Single by Jason Aldean

from the album My Kinda Party
- Released: February 6, 2012
- Recorded: 2010
- Genre: Country
- Length: 3:38
- Label: Broken Bow
- Songwriters: Neil Thrasher; Michael Dulaney;
- Producer: Michael Knox

Jason Aldean singles chronology
| "Tattoos on This Town" (2011) | "Fly Over States" (2012) | "Take a Little Ride" (2012) |

Music video
- "Fly Over States" on YouTube

= Fly Over States =

"Fly Over States" is a song written by Neil Thrasher and Michael Dulaney and recorded by American country music artist Jason Aldean. It was released in February 2012 as the fifth and final single from his 2010 album My Kinda Party and the fifteenth one of his career. In May 2012, it became his seventh number one hit as well as his fourteenth top 10 hit and his ninth consecutive top 5.

==Content==
The title references the term flyover states, often associated with the Southern and Midwestern United States. The singer tells the story of two men on a first class flight "from New York to Los Angeles", discussing who would want to live in the land they are seeing down below and saying that the land is "in the middle of nowhere." The singer though goes on to say that these men have never been to these places or met the people who live and work in these towns, that if they had, they'd "understand why God made those fly over states."

==Critical reception==
Billy Dukes from Taste of Country gave "Fly Over States" four stars out of five. He ended the review, "Aldean hasn’t released many songs like this, choosing instead to share the rowdy, but easily digestible, country-rock anthems and a few heavy love songs. It’s doubtful he’ll offer more like ‘Fly Over States’ in the future, as the song is not likely to climb charts or sell singles as quickly as hits like ‘My Kinda Party.’ There will still be a large audience that just doesn't get it, but those who do (especially those who live it) may find a new favorite song."

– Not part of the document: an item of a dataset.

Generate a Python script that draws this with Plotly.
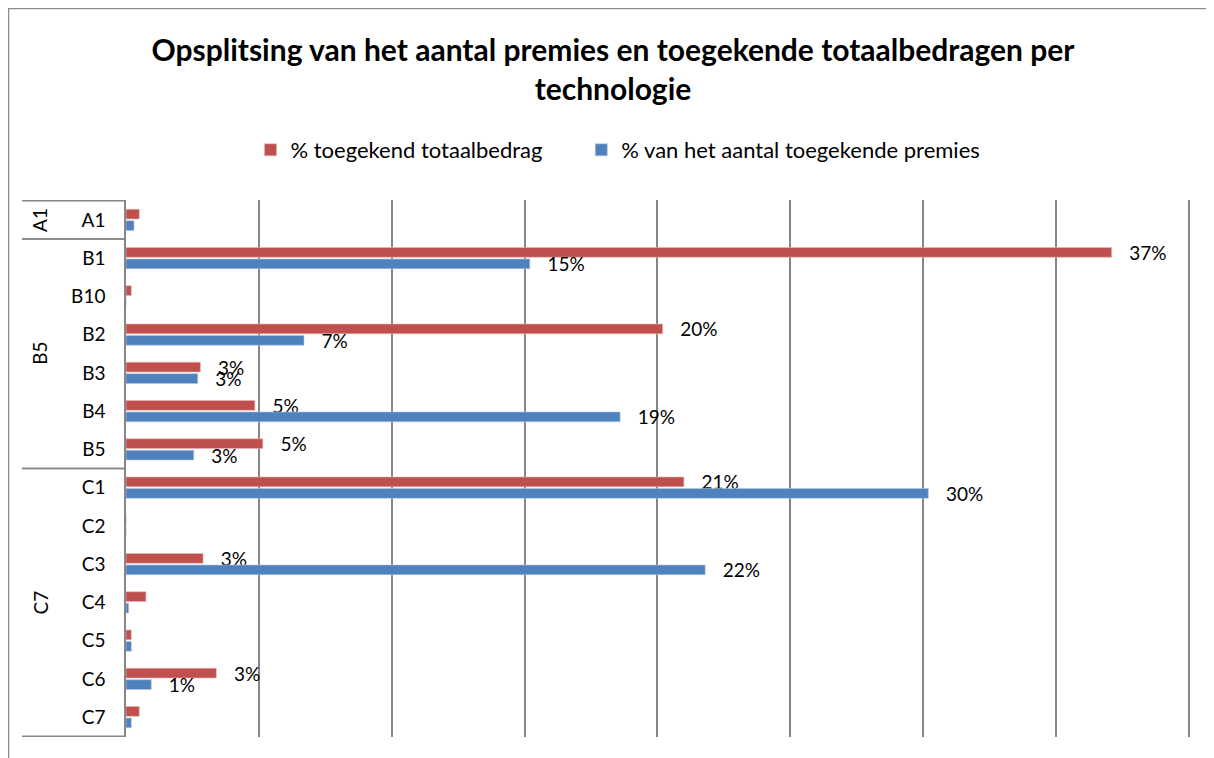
import plotly.graph_objects as go

categories = ["A1", "B1", "B10", "B2", "B3", "B4", "B5", "C1", "C2", "C3", "C4", "C5", "C6", "C7"]
pct_bedrag = [0.5, 37.1, 0.2, 20.2, 2.8, 4.85, 5.15, 21.0, 0, 2.9, 0.75, 0.2, 3.4, 0.5]
pct_aantal = [0.3, 15.2, 0, 6.7, 2.7, 18.6, 2.55, 30.2, 0, 21.8, 0.1, 0.2, 0.95, 0.2]
labels_bedrag = ["", "37%", "", "20%", "3%", "5%", "5%", "21%", "", "3%", "", "", "3%", ""]
labels_aantal = ["", "15%", "", "7%", "3%", "19%", "3%", "30%", "", "22%", "", "", "1%", ""]
group_names = ["A1", "B5", "C7"]
group_first = [0, 1, 7]
group_last = [0, 6, 13]

title_text = "Opsplitsing van het aantal premies en toegekende totaalbedragen per<br>technologie"
name_bedrag = "% toegekend totaalbedrag"
name_aantal = "% van het aantal toegekende premies"

RED = "#C0504D"
BLUE = "#4F81BD"
GRID = "#868686"
FONT = "Lato"
PAD = "\u00a0\u00a0\u00a0"
LEGEND_GAP = "\u00a0" * 6

# page offset (browser body margin)
OFF = 8

fig = go.Figure()
fig.add_trace(go.Bar(
    y=categories, x=pct_bedrag, orientation="h", name=name_bedrag + LEGEND_GAP,
    marker=dict(color=RED, line=dict(color="#E8B5B4", width=0.6)),
    text=[PAD + t if t else "" for t in labels_bedrag], textposition="outside",
    textfont=dict(size=19, color="black", family=FONT), cliponaxis=False,
    constraintext="none", hoverinfo="x+y",
))
fig.add_trace(go.Bar(
    y=categories, x=pct_aantal, orientation="h", name=name_aantal,
    marker=dict(color=BLUE, line=dict(color="#B3C7E3", width=0.6)),
    text=[PAD + t if t else "" for t in labels_aantal], textposition="outside",
    textfont=dict(size=19, color="black", family=FONT), cliponaxis=False,
    constraintext="none", hoverinfo="x+y",
))

W, H = 1214 - OFF, 758 - OFF
L = 126 - OFF
T = 200 - OFF
R = W - (1190 - OFF)
B = H - (737 - OFF)
pw, ph = W - L - R, H - T - B

def px_to_xpaper(px):
    # px in screenshot coordinates
    return (px - OFF - L) / pw

def py_to_ypaper(py):
    return 1 - (py - OFF - T) / ph

shapes = []
for g0, g1 in zip(group_first, group_last):
    for yv in (g0 - 0.5, g1 + 0.5):
        shapes.append(dict(type="line", xref="paper", yref="y",
                           x0=px_to_xpaper(22), x1=0, y0=yv, y1=yv,
                           line=dict(color=GRID, width=1.5)))
shapes.append(dict(type="line", xref="paper", yref="paper",
                   x0=px_to_xpaper(8), x1=px_to_xpaper(1240),
                   y0=py_to_ypaper(8), y1=py_to_ypaper(8),
                   line=dict(color="#8C8C8C", width=2.5)))
shapes.append(dict(type="line", xref="paper", yref="paper",
                   x0=px_to_xpaper(8), x1=px_to_xpaper(8),
                   y0=py_to_ypaper(8), y1=py_to_ypaper(780),
                   line=dict(color="#8C8C8C", width=2.5)))

annotations = []
for name, g0, g1 in zip(group_names, group_first, group_last):
    annotations.append(dict(text=name, xref="paper", yref="y",
                            x=px_to_xpaper(40), y=(g0 + g1) / 2,
                            xanchor="center", yanchor="middle",
                            textangle=-90, showarrow=False,
                            font=dict(size=19, color="black", family=FONT)))

fig.update_layout(
    width=W, height=H,
    margin=dict(l=L, r=R, t=T, b=B, autoexpand=False),
    paper_bgcolor="white", plot_bgcolor="white",
    barmode="group", bargap=0.4, bargroupgap=0.15,
    title=dict(text=title_text, x=(613 - OFF) / W, xanchor="center",
               y=1 - (61 - OFF) / H, yanchor="top",
               font=dict(size=30, color="black", family=FONT, weight="bold")),
    legend=dict(orientation="h", x=px_to_xpaper(618), xanchor="center",
                y=py_to_ypaper(150), yanchor="middle",
                font=dict(size=22, color="black", family=FONT),
                itemwidth=30, traceorder="normal"),
    showlegend=True,
    xaxis=dict(range=[0, 40.05], tickvals=[5, 10, 15, 20, 25, 30, 35, 40],
               showticklabels=False, showgrid=True,
               gridcolor=GRID, gridwidth=1.5, zeroline=False, showline=False,
               fixedrange=True),
    yaxis=dict(autorange="reversed", showline=True, linecolor=GRID, linewidth=1.5,
               showgrid=False, ticks="", ticklabelstandoff=15,
               tickfont=dict(size=19, color="black", family=FONT)),
    shapes=shapes, annotations=annotations,
    font=dict(family=FONT, color="black"),
)

fig.write_html("out.html")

Kevin John Coyne from Country Universe graded the song a B+. He said during the review, "In the American media, big city life is pretty much all that’s depicted. There aren’t news networks and situation comedies and international magazines being beamed in from those fly over states. Everybody in America knows what New York City looks like, but there are small towns across the country that will always remain nameless and faceless to all but the few who live there or pass through them."

==Music video==
The music video for "Fly Over States" premiered on March 16, 2012 on CMT. The video was directed by Wes Edwards, one of Aldean's usual directors of choice. Throughout the video, Jason is shown in an empty airplane. Jason and his band are also shown in an airplane graveyard performing the song. It also shows different scenes that refer to the lyrics including the Badlands woman from Amarillo and two men from Nashville, Tennessee. At the end of the video, the camera looks up into the night sky after one last look at the graveyard.

==Chart performance==
"Fly Over States" debuted at number 59 on Billboards Hot Country Songs chart for the week of January 14, 2012. It also debuted at number 92 on the U.S. Billboard Hot 100 chart for the week of March 10, 2012. It also debuted at number 98 on Canadian Hot 100 chart for the week of April 14, 2012. On the country chart dated May 26, 2012, it became Aldean's seventh number-one single.

| Chart (2012) | Peak position |
|---|---|
| Canada Country (Billboard) | 4 |
| Canada Hot 100 (Billboard) | 55 |
| US Billboard Hot 100 | 32 |
| US Hot Country Songs (Billboard) | 1 |

===Year-end charts===

| Chart (2012) | Position |
|---|---|
| US Billboard Hot 100 | 98 |
| US Country Songs (Billboard) | 26 |

==Certifications==

| Region | Certification | Certified units/sales |
| United States (RIAA) | 4× Platinum | 4,000,000^{‡} |
^{‡} Sales+streaming figures based on certification alone.